_RECORDS_
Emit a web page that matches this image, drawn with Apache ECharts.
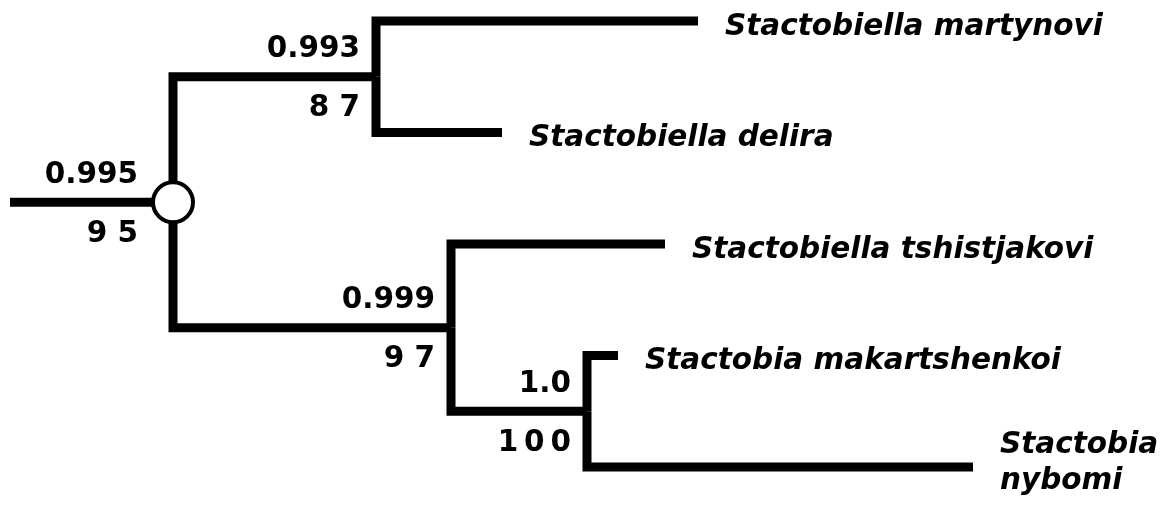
<!DOCTYPE html>
<html>
<head>
<meta charset="utf-8">
<script src="https://cdn.jsdelivr.net/npm/echarts@6/dist/echarts.min.js"></script>
<style>
html,body{margin:0;padding:0;background:#fff;}
#chart{width:1176px;height:523px;}
</style>
</head>
<body>
<div id="chart"></div>
<script>
// ---- data ----
const leafNames = ['Stactobiella martynovi', 'Stactobiella delira', 'Stactobiella tshistjakovi', 'Stactobia makartshenkoi', 'Stactobia\nnybomi'];
const leafDepths = [68.8, 49.2, 65.5, 60.8, 96.3];
const leafParents = ['A', 'A', 'B', 'C', 'C'];
const nodeIds = ['root', 'A', 'B', 'C'];
const nodeDepths = [16.3, 36.6, 44.1, 57.7];
const nodeParents = [null, 'root', 'root', 'B'];
const posterior = ['0.995', '0.993', '0.999', '1.0'];
const bootstrap = ['9 5', '8 7', '9 7', '1\u20090\u20090'];
const rootStemDepth = 0;

// ---- build tree layout (y = leaf order, internal = mean of children) ----
const nodes = {};
nodeIds.forEach((id, i) => { nodes[id] = { id, depth: nodeDepths[i], parent: nodeParents[i], children: [], idx: i }; });
const leaves = leafNames.map((n, i) => ({ id: 'leaf' + i, name: n, depth: leafDepths[i], parent: leafParents[i], y: i, leaf: true }));
leaves.forEach(l => nodes[l.parent].children.push(l));
nodeIds.forEach(id => { const p = nodes[id].parent; if (p) nodes[p].children.push(nodes[id]); });
function yOf(n) {
  if (n.leaf) return n.y;
  const ys = n.children.map(yOf);
  n.y = ys.reduce((a, b) => a + b, 0) / ys.length;
  return n.y;
}
yOf(nodes.root);

const branchData = [];
branchData.push([rootStemDepth, nodes.root.y, nodes.root.depth, nodes.root.y, 0]);
const all = leaves.concat(nodeIds.filter(id => nodes[id].parent).map(id => nodes[id]));
all.forEach(n => {
  const p = nodes[n.parent];
  branchData.push([p.depth, p.y, n.depth, n.y, 1]);
});
const nodeData = nodeIds.map((id, i) => [nodes[id].depth, nodes[id].y, i]);
const leafData = leaves.map((l, i) => [l.depth, l.y, i]);

const FONT = '"DejaVu Sans", sans-serif';
const FS = 29.5;

const chart = echarts.init(document.getElementById('chart'));
chart.setOption({
  animation: false,
  backgroundColor: '#fff',
  grid: { left: 10, right: 0, top: 21, bottom: 56 },
  xAxis: { type: 'value', min: 0, max: 116.6, show: false },
  yAxis: { type: 'value', min: 0, max: 4, inverse: true, show: false },
  series: [
    {
      type: 'custom', clip: false, data: branchData,
      renderItem: function (params, api) {
        const p0 = api.coord([api.value(0), api.value(1)]);
        const p1 = api.coord([api.value(2), api.value(3)]);
        const pts = api.value(4) === 0 ? [p0, p1] : [p0, [p0[0], p1[1]], p1];
        return { type: 'polyline', shape: { points: pts },
          style: { stroke: '#000', lineWidth: 9, fill: null, lineJoin: 'miter', lineCap: 'butt' } };
      }
    },
    {
      type: 'custom', clip: false, data: nodeData, z: 3,
      renderItem: function (params, api) {
        const c = api.coord([api.value(0), api.value(1)]);
        const i = api.value(2);
        const children = [];
        if (i === 0) {
          children.push({ type: 'circle', shape: { cx: c[0], cy: c[1], r: 20 },
            style: { fill: '#fff', stroke: '#000', lineWidth: 4 } });
        }
        const dx = i === 0 ? -35 : -16;
        children.push({ type: 'text', x: c[0] + dx, y: c[1] - 27,
          style: { text: posterior[i], fill: '#000', fontSize: FS, fontWeight: 'bold', fontFamily: FONT, align: 'right', verticalAlign: 'middle' } });
        children.push({ type: 'text', x: c[0] + dx, y: c[1] + 32,
          style: { text: bootstrap[i], fill: '#000', fontSize: FS, fontWeight: 'bold', fontFamily: FONT, align: 'right', verticalAlign: 'middle' } });
        return { type: 'group', children: children };
      }
    },
    {
      type: 'custom', clip: false, data: leafData, z: 3,
      renderItem: function (params, api) {
        const c = api.coord([api.value(0), api.value(1)]);
        const i = api.value(2);
        const multi = leafNames[i].indexOf('\n') >= 0;
        return { type: 'text', x: c[0] + 27, y: c[1] + (multi ? -4 : 6),
          style: { text: leafNames[i], fill: '#000', fontSize: FS, fontWeight: 'bold', fontStyle: 'italic', fontFamily: FONT,
            align: 'left', verticalAlign: 'middle', lineHeight: 36 } };
      }
    }
  ]
});
</script>
</body>
</html>
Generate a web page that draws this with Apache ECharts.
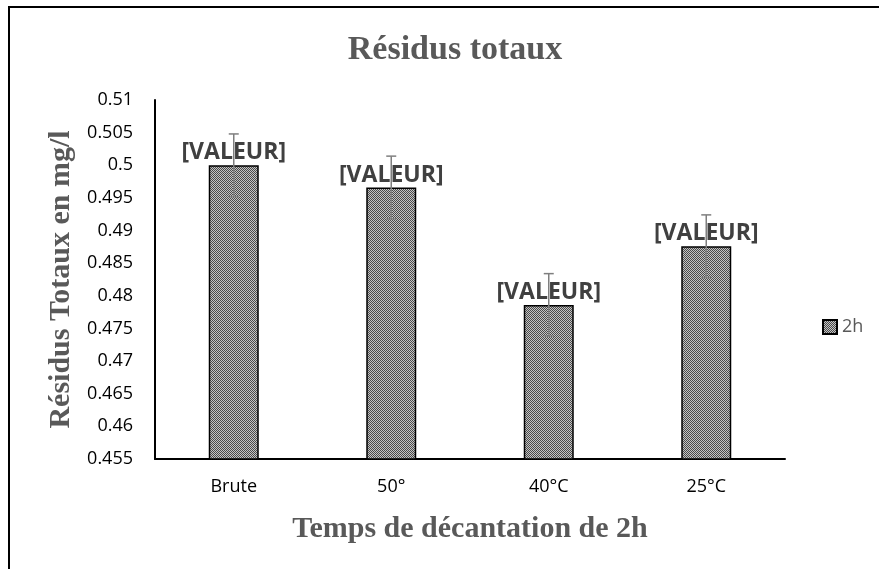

_WHAT IS REQUIRED_
Extract all lines from the data in which "with" is found.

_OUTPUT FOR THIS TASK_
Emit a web page that matches this image, drawn with Apache ECharts.
Generate a web page that draws this with Apache ECharts.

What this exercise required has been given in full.